Start of Dataset section

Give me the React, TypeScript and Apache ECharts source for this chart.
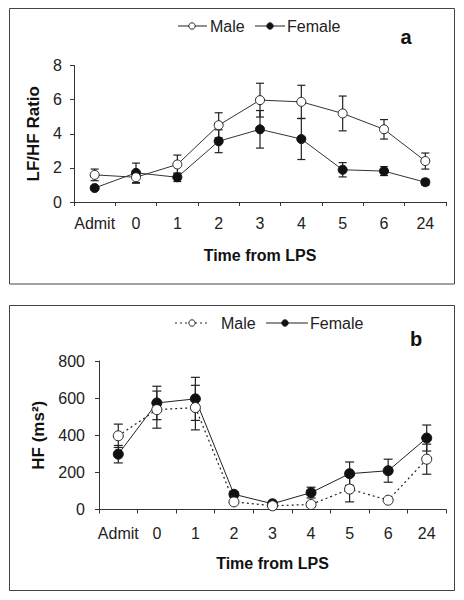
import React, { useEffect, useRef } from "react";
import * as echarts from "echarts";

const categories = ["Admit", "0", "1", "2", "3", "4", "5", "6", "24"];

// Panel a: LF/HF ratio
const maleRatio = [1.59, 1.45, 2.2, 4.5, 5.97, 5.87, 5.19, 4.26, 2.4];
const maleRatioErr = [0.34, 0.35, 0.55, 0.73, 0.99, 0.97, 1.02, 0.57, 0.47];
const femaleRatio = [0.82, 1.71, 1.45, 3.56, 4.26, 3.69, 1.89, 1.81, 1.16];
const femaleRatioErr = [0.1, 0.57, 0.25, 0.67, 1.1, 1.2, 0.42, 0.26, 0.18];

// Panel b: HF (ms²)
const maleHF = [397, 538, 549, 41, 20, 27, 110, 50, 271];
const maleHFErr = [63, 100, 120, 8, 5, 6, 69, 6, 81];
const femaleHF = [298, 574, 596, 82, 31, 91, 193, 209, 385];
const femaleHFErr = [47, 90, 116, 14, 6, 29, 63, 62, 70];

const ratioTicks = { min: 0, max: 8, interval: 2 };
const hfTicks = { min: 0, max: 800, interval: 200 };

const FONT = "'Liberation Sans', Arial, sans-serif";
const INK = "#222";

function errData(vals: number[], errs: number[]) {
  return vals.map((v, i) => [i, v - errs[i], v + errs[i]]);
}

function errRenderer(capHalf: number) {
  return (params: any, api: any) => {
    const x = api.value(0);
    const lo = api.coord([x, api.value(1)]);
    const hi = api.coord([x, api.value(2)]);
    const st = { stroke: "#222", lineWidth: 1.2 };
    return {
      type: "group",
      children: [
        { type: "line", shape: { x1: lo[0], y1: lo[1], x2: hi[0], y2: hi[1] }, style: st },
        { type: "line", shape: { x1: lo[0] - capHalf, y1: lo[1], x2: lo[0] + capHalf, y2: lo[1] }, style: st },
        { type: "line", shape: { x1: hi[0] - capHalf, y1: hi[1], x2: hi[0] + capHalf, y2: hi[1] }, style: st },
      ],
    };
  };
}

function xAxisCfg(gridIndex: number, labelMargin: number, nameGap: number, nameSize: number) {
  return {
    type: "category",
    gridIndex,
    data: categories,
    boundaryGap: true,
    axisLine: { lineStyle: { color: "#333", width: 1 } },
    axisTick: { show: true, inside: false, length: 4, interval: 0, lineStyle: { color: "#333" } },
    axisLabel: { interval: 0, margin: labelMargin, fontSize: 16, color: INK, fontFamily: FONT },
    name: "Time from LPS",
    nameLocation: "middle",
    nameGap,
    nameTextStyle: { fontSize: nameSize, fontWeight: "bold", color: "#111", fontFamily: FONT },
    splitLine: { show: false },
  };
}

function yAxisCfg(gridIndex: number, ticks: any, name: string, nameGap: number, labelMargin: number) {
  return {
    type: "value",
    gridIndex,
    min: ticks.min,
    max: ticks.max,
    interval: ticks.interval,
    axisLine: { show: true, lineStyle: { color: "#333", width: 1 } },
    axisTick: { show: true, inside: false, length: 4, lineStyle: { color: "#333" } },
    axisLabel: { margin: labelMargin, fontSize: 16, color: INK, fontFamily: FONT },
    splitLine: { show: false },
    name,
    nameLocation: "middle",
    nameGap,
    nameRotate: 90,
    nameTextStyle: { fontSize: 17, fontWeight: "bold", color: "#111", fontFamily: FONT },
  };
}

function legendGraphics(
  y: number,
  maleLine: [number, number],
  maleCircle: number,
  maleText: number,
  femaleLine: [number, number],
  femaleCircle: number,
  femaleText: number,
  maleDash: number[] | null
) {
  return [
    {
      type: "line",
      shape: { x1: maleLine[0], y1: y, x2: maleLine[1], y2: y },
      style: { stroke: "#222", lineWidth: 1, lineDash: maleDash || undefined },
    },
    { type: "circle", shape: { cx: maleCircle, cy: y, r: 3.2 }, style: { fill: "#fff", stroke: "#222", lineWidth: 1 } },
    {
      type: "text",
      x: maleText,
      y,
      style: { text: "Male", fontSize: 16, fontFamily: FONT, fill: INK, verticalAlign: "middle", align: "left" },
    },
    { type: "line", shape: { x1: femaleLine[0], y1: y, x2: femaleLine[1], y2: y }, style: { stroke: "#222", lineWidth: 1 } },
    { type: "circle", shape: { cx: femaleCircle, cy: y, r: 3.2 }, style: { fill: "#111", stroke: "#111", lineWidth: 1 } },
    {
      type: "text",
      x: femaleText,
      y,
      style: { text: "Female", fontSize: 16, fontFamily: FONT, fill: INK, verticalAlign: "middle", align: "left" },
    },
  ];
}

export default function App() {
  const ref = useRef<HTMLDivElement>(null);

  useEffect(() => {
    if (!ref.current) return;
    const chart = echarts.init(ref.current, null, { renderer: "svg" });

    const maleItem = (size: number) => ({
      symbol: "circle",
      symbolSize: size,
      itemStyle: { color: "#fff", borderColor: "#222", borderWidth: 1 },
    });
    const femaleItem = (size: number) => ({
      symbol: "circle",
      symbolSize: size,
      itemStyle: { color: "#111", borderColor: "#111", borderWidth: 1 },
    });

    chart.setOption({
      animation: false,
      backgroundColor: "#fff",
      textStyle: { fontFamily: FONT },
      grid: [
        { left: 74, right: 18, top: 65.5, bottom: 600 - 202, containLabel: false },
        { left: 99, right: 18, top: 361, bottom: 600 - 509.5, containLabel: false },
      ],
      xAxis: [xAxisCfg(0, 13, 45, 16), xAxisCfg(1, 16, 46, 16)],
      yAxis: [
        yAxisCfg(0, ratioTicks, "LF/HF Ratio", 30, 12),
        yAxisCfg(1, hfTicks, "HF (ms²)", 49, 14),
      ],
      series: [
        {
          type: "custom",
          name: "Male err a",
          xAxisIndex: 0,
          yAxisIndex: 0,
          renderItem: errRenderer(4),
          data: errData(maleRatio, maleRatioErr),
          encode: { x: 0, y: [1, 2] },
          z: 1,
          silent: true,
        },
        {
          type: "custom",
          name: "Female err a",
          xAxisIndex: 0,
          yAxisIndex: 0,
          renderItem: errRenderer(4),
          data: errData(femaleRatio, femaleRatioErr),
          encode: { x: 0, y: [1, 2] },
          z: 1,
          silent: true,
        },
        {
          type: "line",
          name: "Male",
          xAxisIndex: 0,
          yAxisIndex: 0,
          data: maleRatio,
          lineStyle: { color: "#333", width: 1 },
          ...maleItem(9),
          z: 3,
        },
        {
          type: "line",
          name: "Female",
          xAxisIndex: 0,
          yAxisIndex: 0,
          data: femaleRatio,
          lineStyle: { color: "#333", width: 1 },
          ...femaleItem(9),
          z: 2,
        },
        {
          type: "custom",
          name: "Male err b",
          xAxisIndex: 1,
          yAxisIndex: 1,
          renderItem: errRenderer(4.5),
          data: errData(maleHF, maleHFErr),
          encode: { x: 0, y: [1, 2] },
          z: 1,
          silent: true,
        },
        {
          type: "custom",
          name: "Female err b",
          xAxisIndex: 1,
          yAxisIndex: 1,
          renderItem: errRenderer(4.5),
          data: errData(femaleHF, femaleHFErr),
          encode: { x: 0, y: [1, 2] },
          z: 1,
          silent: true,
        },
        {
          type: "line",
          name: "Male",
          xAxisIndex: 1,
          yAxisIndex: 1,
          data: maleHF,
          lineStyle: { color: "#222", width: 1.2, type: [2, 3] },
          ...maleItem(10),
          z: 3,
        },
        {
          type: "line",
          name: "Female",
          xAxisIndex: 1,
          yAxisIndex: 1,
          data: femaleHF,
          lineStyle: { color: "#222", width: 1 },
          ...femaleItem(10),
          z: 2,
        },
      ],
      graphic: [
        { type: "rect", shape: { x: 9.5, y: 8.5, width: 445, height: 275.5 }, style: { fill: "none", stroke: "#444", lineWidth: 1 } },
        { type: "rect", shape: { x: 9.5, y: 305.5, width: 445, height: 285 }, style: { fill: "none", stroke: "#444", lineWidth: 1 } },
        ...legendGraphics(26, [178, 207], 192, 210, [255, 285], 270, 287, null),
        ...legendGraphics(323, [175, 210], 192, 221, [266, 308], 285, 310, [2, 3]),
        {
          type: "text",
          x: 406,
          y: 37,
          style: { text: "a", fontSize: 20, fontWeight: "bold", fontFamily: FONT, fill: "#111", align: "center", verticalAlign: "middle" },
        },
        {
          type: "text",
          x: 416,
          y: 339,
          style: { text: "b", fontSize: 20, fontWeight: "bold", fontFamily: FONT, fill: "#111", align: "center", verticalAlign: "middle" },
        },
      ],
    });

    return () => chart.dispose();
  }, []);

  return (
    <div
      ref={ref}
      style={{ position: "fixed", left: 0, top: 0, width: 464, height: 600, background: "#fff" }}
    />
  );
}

End of Dataset section

# Task directions
From the first line of the listing above, repeat every line through the one holding "800, interval: 200". Both ends count, and pictures stay out.

# Full response
Give me the React, TypeScript and Apache ECharts source for this chart.
import React, { useEffect, useRef } from "react";
import * as echarts from "echarts";

const categories = ["Admit", "0", "1", "2", "3", "4", "5", "6", "24"];

// Panel a: LF/HF ratio
const maleRatio = [1.59, 1.45, 2.2, 4.5, 5.97, 5.87, 5.19, 4.26, 2.4];
const maleRatioErr = [0.34, 0.35, 0.55, 0.73, 0.99, 0.97, 1.02, 0.57, 0.47];
const femaleRatio = [0.82, 1.71, 1.45, 3.56, 4.26, 3.69, 1.89, 1.81, 1.16];
const femaleRatioErr = [0.1, 0.57, 0.25, 0.67, 1.1, 1.2, 0.42, 0.26, 0.18];

// Panel b: HF (ms²)
const maleHF = [397, 538, 549, 41, 20, 27, 110, 50, 271];
const maleHFErr = [63, 100, 120, 8, 5, 6, 69, 6, 81];
const femaleHF = [298, 574, 596, 82, 31, 91, 193, 209, 385];
const femaleHFErr = [47, 90, 116, 14, 6, 29, 63, 62, 70];

const ratioTicks = { min: 0, max: 8, interval: 2 };
const hfTicks = { min: 0, max: 800, interval: 200 };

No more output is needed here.